== TASK PROMPT ==
Tally every line featuring "this", then give that tally alone.

* Begin TASK MATERIAL *

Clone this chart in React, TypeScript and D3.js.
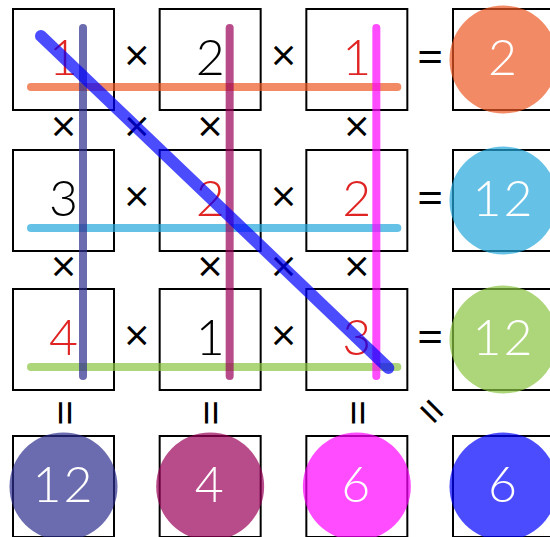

* End TASK MATERIAL *
* Begin TASK MATERIAL *

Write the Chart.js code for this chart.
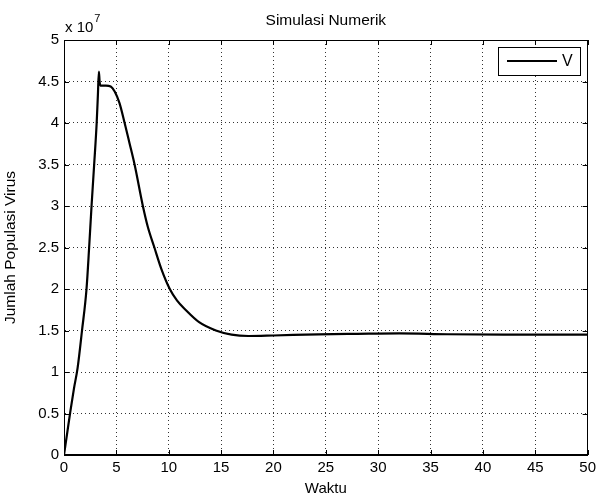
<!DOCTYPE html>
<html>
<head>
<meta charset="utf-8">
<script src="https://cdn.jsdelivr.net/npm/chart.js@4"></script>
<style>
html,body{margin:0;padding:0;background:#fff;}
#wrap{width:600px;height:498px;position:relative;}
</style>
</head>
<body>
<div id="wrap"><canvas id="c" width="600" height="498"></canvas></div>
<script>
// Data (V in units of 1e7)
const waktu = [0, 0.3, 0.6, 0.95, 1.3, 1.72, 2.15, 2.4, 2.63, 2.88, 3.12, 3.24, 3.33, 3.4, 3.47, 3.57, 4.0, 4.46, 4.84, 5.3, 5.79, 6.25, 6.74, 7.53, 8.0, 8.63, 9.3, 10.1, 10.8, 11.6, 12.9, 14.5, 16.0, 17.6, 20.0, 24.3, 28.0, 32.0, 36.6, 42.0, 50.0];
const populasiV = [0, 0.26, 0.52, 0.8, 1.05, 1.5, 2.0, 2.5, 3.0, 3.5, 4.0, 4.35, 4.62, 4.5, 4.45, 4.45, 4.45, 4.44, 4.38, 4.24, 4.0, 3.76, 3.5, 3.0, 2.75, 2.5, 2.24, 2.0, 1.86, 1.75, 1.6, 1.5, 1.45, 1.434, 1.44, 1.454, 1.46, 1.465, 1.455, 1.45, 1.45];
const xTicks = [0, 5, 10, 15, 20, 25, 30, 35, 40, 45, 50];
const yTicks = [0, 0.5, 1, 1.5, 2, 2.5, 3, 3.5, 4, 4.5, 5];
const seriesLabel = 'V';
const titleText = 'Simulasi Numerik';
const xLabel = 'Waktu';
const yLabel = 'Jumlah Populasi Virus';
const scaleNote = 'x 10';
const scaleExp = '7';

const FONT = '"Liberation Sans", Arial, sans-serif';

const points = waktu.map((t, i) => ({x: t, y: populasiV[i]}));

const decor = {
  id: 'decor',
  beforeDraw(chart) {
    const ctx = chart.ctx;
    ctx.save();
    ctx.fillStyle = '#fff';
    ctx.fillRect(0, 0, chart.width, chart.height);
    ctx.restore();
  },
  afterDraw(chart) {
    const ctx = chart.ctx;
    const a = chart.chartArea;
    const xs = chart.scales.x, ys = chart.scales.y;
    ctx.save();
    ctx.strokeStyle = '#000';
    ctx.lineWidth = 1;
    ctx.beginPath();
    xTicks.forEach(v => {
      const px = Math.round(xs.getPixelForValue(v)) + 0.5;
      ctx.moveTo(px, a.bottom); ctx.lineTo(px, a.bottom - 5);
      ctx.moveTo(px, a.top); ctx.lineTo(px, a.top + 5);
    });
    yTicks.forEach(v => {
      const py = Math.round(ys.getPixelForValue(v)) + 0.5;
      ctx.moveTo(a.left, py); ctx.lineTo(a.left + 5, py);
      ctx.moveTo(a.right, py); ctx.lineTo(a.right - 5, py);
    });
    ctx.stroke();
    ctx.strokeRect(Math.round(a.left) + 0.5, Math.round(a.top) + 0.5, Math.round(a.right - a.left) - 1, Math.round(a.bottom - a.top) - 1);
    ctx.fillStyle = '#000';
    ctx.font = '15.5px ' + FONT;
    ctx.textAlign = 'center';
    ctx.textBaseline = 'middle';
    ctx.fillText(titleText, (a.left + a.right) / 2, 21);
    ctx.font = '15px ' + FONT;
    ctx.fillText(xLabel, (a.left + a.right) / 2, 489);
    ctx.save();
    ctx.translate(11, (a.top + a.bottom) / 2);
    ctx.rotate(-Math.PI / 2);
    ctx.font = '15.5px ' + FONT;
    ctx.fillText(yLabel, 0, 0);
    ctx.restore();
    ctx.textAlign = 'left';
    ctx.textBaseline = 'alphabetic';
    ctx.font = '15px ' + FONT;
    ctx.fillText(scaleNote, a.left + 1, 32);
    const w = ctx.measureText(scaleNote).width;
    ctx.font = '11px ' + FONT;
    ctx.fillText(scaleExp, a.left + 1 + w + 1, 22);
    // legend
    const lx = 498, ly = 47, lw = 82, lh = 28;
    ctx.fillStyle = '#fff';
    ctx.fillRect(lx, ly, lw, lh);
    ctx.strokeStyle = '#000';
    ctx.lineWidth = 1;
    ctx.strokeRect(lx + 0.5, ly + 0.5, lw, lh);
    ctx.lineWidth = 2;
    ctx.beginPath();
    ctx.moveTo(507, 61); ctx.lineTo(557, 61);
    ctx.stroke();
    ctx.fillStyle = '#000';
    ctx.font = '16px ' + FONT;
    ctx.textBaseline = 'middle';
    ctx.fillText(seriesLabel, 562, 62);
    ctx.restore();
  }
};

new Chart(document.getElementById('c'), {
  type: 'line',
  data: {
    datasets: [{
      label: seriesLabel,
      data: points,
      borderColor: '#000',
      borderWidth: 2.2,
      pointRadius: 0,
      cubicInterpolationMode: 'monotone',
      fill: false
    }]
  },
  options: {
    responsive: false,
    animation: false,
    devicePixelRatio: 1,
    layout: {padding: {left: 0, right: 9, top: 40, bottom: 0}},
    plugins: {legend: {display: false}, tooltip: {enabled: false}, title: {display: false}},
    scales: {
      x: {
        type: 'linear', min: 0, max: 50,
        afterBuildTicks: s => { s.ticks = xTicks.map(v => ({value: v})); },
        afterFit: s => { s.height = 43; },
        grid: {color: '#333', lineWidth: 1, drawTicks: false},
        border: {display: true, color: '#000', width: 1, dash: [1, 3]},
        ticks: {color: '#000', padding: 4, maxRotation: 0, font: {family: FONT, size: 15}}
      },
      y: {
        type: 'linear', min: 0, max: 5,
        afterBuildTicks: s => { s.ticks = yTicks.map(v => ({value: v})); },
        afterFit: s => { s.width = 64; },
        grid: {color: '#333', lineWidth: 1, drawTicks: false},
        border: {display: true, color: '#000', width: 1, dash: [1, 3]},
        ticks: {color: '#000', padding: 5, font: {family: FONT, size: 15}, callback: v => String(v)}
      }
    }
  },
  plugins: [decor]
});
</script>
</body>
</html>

* End TASK MATERIAL *
* Begin TASK MATERIAL *

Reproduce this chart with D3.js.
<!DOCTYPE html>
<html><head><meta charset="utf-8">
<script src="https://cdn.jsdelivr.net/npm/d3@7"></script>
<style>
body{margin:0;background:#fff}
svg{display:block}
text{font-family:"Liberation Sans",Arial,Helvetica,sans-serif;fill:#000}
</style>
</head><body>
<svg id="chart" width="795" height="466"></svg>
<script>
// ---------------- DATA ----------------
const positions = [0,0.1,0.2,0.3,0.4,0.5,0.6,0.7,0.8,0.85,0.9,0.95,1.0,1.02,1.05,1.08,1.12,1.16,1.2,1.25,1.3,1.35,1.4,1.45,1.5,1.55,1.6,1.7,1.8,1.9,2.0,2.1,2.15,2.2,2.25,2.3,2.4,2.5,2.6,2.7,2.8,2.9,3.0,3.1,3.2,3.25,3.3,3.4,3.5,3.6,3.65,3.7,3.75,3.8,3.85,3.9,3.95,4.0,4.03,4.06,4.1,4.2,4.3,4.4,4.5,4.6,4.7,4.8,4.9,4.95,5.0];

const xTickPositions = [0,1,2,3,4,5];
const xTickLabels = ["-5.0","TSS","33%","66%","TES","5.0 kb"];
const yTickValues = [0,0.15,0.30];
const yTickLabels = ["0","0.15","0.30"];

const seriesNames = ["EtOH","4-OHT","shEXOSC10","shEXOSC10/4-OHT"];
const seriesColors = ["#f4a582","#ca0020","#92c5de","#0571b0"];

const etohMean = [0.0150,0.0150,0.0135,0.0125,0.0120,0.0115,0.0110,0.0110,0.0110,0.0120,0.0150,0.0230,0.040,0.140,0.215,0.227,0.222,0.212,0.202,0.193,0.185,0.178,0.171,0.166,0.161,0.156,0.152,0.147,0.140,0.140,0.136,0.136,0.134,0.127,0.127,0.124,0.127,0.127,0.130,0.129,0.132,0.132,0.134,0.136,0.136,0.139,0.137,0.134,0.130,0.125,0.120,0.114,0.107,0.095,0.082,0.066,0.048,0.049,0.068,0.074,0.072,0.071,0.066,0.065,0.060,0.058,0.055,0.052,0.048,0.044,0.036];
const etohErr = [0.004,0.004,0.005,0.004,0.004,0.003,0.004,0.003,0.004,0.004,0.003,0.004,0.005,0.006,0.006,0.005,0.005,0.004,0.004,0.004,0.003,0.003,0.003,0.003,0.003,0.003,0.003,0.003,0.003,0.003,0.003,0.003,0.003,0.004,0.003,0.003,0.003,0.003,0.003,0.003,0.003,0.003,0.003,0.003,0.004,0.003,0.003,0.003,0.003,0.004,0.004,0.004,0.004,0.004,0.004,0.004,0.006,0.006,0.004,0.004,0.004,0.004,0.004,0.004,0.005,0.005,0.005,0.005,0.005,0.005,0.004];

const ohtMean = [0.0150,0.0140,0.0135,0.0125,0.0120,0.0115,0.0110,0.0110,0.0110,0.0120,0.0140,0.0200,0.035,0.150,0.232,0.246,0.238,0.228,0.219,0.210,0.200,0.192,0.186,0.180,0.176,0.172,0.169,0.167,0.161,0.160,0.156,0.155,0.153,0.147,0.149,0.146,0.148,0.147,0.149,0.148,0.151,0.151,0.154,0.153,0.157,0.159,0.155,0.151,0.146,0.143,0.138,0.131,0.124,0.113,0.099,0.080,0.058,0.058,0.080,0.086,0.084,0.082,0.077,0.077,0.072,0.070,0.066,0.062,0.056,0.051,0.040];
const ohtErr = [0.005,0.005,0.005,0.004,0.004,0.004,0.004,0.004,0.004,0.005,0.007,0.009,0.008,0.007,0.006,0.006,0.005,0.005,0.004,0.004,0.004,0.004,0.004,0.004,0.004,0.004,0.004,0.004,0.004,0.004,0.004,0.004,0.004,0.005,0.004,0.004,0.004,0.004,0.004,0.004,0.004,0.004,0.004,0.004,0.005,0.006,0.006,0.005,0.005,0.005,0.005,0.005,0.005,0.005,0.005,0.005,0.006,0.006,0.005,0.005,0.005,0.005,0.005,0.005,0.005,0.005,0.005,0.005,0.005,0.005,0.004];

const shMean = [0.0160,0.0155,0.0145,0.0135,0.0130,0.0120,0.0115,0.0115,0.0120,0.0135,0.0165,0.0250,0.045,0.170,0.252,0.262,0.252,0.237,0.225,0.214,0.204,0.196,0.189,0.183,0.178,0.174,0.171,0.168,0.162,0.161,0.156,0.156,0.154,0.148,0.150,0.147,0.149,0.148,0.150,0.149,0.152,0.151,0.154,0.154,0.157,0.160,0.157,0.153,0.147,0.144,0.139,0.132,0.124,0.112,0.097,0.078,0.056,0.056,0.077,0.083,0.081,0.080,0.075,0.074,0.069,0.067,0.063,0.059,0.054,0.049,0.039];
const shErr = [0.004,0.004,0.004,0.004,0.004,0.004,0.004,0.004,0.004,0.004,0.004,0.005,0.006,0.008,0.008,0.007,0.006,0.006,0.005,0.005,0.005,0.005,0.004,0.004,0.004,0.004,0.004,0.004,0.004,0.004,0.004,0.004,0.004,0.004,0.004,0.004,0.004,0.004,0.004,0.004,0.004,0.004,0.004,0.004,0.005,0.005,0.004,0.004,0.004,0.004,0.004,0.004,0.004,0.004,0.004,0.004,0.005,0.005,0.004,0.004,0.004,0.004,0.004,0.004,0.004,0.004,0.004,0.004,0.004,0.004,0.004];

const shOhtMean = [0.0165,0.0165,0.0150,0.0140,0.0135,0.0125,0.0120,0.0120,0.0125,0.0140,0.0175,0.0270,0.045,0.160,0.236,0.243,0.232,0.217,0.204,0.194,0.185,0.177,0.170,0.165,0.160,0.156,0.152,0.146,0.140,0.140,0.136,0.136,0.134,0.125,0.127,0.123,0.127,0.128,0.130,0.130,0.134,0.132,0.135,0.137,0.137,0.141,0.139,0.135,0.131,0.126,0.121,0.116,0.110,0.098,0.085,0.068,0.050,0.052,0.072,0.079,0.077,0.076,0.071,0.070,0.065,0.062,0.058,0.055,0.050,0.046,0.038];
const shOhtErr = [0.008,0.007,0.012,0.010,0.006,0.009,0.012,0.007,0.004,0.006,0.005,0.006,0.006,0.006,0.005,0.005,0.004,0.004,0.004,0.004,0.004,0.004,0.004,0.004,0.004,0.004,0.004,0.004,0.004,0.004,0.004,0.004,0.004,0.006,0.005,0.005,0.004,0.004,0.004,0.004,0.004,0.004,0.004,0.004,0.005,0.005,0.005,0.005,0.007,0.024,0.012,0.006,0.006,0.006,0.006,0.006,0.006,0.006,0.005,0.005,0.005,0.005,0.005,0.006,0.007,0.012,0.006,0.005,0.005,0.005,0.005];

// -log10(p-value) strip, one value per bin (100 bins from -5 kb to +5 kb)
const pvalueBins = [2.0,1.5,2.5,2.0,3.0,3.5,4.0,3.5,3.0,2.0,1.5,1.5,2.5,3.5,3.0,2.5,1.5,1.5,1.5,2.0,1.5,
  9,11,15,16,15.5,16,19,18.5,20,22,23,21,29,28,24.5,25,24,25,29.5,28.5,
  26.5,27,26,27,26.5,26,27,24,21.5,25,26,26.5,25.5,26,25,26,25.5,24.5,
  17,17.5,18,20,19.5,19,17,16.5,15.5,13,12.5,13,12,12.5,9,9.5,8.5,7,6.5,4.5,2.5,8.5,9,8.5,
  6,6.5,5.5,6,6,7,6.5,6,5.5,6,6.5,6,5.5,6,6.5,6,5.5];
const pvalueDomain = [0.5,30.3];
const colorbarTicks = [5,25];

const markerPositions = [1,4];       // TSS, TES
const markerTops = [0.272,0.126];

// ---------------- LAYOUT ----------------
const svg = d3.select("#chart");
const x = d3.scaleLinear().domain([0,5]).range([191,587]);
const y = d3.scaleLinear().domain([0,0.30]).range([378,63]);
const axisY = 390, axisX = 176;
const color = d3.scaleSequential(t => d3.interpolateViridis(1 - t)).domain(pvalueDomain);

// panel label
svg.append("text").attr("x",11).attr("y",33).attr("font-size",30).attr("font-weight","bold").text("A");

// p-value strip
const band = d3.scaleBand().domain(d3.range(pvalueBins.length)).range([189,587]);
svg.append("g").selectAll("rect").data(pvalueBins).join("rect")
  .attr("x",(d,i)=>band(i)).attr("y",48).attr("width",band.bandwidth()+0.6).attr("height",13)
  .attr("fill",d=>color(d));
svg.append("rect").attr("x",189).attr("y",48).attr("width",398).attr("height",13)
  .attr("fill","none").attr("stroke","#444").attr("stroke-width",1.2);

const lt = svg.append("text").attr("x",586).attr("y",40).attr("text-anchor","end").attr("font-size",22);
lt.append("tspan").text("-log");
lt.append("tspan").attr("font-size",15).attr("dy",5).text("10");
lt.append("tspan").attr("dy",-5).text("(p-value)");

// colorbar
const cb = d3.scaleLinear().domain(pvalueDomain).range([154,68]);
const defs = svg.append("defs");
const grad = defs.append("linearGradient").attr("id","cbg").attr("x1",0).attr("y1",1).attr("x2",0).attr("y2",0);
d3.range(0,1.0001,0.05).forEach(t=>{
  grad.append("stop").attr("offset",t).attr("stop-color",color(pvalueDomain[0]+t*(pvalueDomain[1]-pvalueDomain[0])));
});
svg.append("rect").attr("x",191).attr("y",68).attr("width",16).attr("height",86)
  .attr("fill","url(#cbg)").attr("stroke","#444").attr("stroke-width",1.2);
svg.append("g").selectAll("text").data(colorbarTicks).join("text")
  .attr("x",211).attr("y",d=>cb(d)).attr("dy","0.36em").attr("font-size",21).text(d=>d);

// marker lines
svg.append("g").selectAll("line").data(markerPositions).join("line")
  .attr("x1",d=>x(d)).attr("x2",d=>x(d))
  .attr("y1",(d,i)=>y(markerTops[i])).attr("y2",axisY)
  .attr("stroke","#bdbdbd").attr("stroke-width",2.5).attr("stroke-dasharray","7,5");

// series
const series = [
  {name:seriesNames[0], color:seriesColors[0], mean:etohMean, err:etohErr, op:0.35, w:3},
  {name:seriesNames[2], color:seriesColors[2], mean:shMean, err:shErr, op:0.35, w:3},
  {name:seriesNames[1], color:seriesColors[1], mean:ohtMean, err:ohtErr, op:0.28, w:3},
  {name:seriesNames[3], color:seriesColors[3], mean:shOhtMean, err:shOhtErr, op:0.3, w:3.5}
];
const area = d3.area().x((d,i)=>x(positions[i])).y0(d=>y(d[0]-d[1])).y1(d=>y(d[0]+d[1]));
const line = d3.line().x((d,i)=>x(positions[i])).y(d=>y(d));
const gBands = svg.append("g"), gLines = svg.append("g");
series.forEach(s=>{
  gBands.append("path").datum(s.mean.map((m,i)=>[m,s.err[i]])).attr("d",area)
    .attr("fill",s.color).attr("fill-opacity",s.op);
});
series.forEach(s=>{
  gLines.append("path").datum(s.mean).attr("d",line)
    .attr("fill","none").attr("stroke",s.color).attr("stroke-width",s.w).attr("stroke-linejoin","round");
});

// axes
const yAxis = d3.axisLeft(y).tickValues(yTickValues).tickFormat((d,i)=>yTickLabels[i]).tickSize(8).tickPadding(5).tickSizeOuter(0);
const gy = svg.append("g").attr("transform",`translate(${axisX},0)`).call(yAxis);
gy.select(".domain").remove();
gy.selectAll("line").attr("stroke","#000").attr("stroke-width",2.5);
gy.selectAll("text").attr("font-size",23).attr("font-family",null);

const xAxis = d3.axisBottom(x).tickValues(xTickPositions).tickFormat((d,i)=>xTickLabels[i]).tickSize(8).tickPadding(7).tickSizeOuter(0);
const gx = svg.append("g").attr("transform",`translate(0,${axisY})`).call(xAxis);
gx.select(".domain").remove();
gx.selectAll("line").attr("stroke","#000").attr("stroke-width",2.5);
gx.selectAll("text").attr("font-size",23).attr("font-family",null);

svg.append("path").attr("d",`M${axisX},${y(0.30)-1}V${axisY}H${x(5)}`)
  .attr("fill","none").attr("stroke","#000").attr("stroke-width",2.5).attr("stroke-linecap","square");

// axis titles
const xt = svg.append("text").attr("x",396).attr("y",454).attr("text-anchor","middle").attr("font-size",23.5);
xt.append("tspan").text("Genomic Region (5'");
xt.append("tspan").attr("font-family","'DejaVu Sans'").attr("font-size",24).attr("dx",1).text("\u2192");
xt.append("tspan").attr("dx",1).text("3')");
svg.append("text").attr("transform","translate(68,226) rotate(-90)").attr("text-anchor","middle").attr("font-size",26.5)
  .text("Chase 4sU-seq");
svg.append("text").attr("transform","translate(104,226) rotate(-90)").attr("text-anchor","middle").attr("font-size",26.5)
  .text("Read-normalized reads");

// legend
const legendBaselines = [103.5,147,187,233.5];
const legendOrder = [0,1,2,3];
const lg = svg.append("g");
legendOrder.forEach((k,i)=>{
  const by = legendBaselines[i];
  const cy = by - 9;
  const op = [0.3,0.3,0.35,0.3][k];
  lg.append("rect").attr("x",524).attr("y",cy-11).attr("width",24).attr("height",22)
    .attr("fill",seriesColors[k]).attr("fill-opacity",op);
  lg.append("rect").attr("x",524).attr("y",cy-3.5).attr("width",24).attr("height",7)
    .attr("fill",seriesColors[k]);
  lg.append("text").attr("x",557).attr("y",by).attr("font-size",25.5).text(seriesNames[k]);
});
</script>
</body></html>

* End TASK MATERIAL *

== FINISHED EXERCISE ==
3